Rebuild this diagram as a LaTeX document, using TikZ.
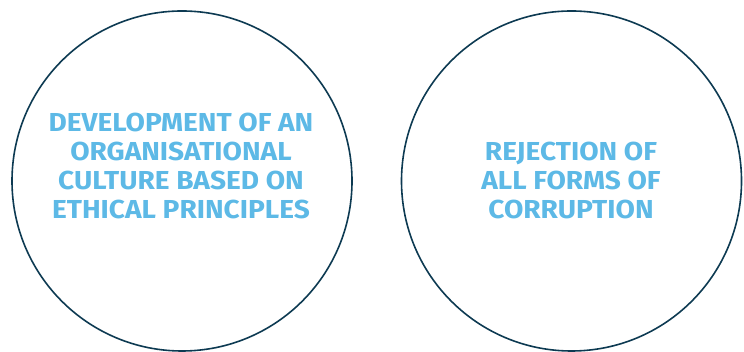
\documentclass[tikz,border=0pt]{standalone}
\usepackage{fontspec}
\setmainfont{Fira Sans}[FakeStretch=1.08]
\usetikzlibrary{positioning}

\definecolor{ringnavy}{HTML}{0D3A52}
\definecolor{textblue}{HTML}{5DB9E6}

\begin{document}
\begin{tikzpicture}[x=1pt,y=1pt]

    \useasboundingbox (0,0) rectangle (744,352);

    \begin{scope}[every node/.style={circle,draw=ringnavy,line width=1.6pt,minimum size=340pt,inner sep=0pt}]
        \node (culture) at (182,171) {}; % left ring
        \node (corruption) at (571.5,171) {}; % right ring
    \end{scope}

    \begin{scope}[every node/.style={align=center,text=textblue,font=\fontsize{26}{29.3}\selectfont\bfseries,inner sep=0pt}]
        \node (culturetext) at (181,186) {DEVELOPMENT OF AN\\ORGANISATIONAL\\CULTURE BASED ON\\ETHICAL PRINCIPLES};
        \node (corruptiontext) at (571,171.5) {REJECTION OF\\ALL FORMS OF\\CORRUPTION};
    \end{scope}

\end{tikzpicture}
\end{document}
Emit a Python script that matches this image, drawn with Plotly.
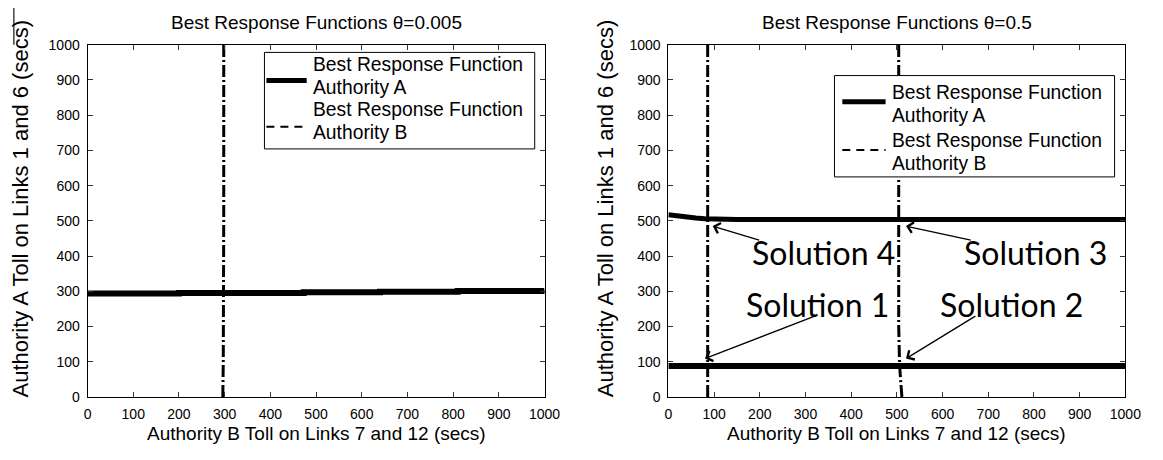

▸ REQUIREMENTS: Give the entries again without a single change, but with no pictures.

▸ RIGHT ANSWER:
Rebuild this diagram as a LaTeX document, using TikZ.
\documentclass[tikz,border=0pt]{standalone}
\usepackage{fontspec}
\setmainfont{Fira Sans}[FakeStretch=1.08]
\usetikzlibrary{positioning}

\definecolor{ringnavy}{HTML}{0D3A52}
\definecolor{textblue}{HTML}{5DB9E6}

\begin{document}
\begin{tikzpicture}[x=1pt,y=1pt]

    \useasboundingbox (0,0) rectangle (744,352);

    \begin{scope}[every node/.style={circle,draw=ringnavy,line width=1.6pt,minimum size=340pt,inner sep=0pt}]
        \node (culture) at (182,171) {}; % left ring
        \node (corruption) at (571.5,171) {}; % right ring
    \end{scope}

    \begin{scope}[every node/.style={align=center,text=textblue,font=\fontsize{26}{29.3}\selectfont\bfseries,inner sep=0pt}]
        \node (culturetext) at (181,186) {DEVELOPMENT OF AN\\ORGANISATIONAL\\CULTURE BASED ON\\ETHICAL PRINCIPLES};
        \node (corruptiontext) at (571,171.5) {REJECTION OF\\ALL FORMS OF\\CORRUPTION};
    \end{scope}

\end{tikzpicture}
\end{document}
Emit a Python script that matches this image, drawn with Plotly.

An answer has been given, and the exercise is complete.